— START Data lines —

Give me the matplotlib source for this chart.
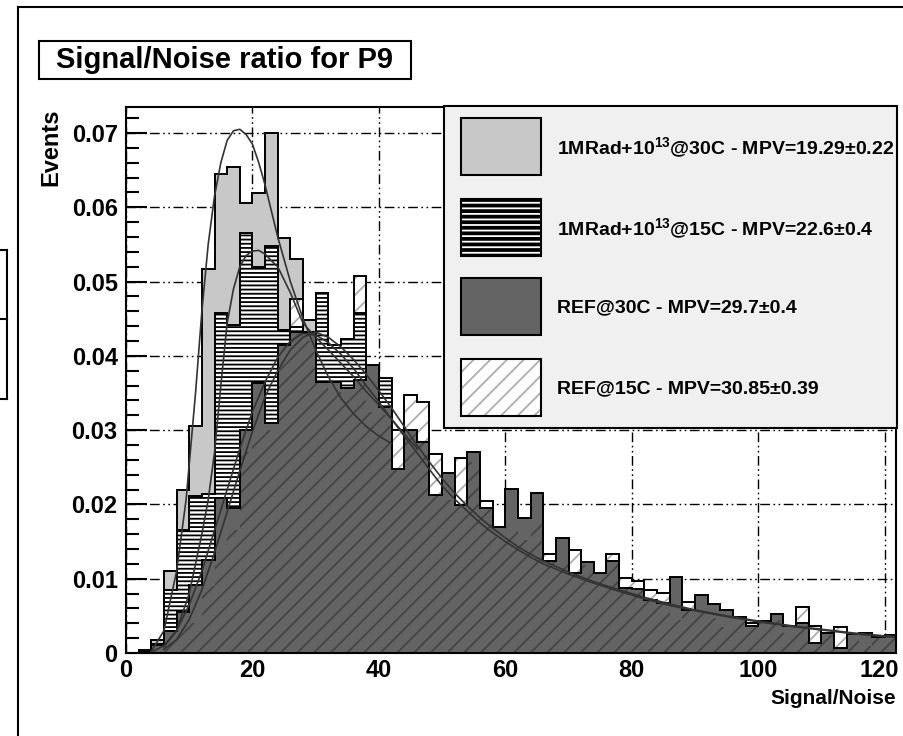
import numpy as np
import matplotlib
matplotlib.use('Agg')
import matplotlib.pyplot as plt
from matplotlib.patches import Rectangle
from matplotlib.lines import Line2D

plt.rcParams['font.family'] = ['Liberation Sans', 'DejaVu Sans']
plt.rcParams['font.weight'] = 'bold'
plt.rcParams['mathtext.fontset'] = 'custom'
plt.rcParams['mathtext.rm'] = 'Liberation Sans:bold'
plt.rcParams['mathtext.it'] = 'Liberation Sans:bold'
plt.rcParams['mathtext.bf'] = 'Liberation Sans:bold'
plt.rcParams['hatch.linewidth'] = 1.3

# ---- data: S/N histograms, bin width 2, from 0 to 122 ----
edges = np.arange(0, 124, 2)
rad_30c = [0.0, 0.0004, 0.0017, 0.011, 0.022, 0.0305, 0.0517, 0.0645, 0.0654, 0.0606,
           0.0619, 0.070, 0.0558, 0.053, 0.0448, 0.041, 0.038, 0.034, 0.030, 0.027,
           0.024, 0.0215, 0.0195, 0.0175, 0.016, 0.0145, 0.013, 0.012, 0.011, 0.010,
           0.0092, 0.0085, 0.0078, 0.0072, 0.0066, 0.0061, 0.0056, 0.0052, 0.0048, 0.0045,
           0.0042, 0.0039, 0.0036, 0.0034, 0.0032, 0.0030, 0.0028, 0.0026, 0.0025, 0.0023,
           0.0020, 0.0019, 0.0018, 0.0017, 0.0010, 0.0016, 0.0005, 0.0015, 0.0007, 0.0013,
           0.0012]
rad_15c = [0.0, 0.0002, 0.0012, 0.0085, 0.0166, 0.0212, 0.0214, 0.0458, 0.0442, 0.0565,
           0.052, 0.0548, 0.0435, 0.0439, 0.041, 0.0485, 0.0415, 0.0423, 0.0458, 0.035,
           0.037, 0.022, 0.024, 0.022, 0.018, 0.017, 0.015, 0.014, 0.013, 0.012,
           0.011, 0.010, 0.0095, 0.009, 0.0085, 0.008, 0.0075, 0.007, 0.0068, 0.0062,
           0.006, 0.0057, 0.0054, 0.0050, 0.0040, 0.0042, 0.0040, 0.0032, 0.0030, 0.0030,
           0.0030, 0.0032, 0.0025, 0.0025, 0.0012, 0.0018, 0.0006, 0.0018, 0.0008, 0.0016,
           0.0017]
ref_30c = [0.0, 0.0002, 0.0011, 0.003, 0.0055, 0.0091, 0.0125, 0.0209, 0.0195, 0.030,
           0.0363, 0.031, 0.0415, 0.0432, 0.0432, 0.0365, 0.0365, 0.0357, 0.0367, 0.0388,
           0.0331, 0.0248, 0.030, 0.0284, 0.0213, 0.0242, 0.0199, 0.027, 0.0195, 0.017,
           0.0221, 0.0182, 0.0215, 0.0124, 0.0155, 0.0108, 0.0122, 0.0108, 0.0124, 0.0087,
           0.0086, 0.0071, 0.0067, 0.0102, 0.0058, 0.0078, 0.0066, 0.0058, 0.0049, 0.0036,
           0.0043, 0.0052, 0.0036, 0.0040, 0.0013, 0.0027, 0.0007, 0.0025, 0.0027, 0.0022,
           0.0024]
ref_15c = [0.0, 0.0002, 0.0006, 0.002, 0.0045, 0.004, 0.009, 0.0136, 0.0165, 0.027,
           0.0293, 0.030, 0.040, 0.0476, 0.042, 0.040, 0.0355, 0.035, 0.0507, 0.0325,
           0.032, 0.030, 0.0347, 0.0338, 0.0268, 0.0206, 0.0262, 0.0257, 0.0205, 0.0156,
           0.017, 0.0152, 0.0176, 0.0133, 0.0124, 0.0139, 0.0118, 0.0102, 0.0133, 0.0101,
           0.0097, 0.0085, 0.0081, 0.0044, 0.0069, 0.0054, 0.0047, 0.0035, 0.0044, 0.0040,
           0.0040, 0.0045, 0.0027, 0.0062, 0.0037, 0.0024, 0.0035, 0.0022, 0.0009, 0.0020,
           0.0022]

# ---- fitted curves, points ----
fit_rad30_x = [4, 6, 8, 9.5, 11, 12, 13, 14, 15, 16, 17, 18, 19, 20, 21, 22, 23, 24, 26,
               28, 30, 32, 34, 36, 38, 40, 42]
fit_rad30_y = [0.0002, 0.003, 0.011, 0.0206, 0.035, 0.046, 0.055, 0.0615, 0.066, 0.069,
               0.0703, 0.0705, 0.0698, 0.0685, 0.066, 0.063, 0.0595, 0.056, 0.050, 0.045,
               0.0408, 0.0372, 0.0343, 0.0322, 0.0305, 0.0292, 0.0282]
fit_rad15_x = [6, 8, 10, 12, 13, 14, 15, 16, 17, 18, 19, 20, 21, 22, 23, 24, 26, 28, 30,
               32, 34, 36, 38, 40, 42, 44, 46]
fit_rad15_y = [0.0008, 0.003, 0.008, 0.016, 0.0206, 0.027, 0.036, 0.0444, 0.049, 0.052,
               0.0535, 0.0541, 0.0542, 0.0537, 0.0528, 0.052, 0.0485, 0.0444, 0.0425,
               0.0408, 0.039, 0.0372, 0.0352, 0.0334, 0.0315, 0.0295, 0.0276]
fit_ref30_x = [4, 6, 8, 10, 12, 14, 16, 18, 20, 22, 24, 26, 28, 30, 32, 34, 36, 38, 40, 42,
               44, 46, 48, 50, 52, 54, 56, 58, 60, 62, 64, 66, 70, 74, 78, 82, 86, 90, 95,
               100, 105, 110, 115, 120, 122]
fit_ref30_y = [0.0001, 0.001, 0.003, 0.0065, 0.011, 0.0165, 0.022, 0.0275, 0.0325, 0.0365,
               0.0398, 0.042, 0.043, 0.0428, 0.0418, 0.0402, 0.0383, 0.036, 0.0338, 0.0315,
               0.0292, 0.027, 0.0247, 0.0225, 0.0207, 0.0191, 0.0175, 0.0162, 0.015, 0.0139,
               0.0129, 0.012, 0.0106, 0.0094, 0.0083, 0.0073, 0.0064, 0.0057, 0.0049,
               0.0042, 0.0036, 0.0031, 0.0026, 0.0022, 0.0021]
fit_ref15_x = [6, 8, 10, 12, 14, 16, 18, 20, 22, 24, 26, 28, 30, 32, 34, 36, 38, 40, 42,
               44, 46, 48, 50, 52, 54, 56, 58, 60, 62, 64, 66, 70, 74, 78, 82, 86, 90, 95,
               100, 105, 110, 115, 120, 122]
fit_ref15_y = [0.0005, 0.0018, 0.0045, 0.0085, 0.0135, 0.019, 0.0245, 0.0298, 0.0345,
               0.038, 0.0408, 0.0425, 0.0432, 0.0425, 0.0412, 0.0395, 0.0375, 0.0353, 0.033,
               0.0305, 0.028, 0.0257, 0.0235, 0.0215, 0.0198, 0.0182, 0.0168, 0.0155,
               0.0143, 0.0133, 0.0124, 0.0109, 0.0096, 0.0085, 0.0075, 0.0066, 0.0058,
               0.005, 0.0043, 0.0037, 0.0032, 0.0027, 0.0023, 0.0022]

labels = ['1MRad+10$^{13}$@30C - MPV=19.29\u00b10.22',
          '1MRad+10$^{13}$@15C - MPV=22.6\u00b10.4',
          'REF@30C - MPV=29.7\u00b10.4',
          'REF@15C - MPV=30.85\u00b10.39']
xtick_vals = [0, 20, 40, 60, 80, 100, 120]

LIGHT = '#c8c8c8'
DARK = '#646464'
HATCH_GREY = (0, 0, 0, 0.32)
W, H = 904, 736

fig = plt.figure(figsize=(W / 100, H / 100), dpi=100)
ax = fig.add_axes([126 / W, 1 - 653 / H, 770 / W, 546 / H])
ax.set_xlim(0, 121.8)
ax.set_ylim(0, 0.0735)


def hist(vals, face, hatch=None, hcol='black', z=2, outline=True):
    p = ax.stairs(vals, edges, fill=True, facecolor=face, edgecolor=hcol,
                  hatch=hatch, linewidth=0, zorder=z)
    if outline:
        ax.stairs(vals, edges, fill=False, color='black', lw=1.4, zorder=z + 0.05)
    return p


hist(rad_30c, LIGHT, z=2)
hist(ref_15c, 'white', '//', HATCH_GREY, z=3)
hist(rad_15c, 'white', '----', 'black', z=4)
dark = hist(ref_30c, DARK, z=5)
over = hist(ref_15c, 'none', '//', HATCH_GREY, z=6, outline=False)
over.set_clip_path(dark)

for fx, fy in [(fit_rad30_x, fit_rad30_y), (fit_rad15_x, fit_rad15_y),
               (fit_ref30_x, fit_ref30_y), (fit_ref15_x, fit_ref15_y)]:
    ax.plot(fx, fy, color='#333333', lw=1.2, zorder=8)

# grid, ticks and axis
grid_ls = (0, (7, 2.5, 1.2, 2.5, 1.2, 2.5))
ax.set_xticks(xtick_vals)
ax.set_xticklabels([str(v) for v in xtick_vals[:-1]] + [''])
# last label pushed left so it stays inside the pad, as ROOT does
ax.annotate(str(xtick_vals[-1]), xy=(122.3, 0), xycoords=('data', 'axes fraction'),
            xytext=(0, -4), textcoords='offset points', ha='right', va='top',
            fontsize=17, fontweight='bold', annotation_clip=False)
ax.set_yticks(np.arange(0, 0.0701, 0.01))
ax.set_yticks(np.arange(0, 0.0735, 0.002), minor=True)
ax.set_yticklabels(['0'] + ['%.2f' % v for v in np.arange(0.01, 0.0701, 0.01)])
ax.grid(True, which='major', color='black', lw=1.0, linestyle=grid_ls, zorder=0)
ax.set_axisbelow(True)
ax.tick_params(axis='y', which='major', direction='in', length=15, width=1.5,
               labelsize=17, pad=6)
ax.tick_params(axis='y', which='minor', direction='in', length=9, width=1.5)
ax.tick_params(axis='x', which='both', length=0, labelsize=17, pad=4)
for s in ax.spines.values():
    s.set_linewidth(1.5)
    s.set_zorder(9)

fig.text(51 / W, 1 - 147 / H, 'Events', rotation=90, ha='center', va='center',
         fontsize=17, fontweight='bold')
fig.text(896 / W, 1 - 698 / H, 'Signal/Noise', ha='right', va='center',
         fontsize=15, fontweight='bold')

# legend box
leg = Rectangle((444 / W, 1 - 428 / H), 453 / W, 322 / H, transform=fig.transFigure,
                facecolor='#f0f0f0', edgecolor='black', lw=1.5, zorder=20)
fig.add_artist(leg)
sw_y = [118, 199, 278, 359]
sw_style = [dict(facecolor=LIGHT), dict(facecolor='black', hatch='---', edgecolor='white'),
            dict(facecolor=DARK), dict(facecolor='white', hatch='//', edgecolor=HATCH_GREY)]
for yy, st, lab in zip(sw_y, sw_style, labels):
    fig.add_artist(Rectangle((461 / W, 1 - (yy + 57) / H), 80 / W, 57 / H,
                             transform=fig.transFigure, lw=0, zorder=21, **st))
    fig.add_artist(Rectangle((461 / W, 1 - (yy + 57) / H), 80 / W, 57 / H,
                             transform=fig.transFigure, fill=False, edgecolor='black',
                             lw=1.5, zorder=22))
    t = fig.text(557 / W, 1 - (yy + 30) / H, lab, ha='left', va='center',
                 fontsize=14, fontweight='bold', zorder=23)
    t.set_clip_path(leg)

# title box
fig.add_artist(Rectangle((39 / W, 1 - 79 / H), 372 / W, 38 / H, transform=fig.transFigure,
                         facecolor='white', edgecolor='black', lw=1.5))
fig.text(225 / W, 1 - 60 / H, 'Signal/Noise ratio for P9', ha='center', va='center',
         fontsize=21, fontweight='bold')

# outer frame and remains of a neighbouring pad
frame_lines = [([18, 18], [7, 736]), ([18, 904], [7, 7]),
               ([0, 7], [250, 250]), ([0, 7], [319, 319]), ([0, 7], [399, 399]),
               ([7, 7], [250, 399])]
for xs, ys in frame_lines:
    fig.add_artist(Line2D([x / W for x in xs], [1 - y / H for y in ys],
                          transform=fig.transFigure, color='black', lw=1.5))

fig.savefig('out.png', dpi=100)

— END Data lines —

Problem statement
List all lines above in which the string "matplotlib" appears.

Full response
Give me the matplotlib source for this chart.
import matplotlib
matplotlib.use('Agg')
import matplotlib.pyplot as plt
from matplotlib.patches import Rectangle
from matplotlib.lines import Line2D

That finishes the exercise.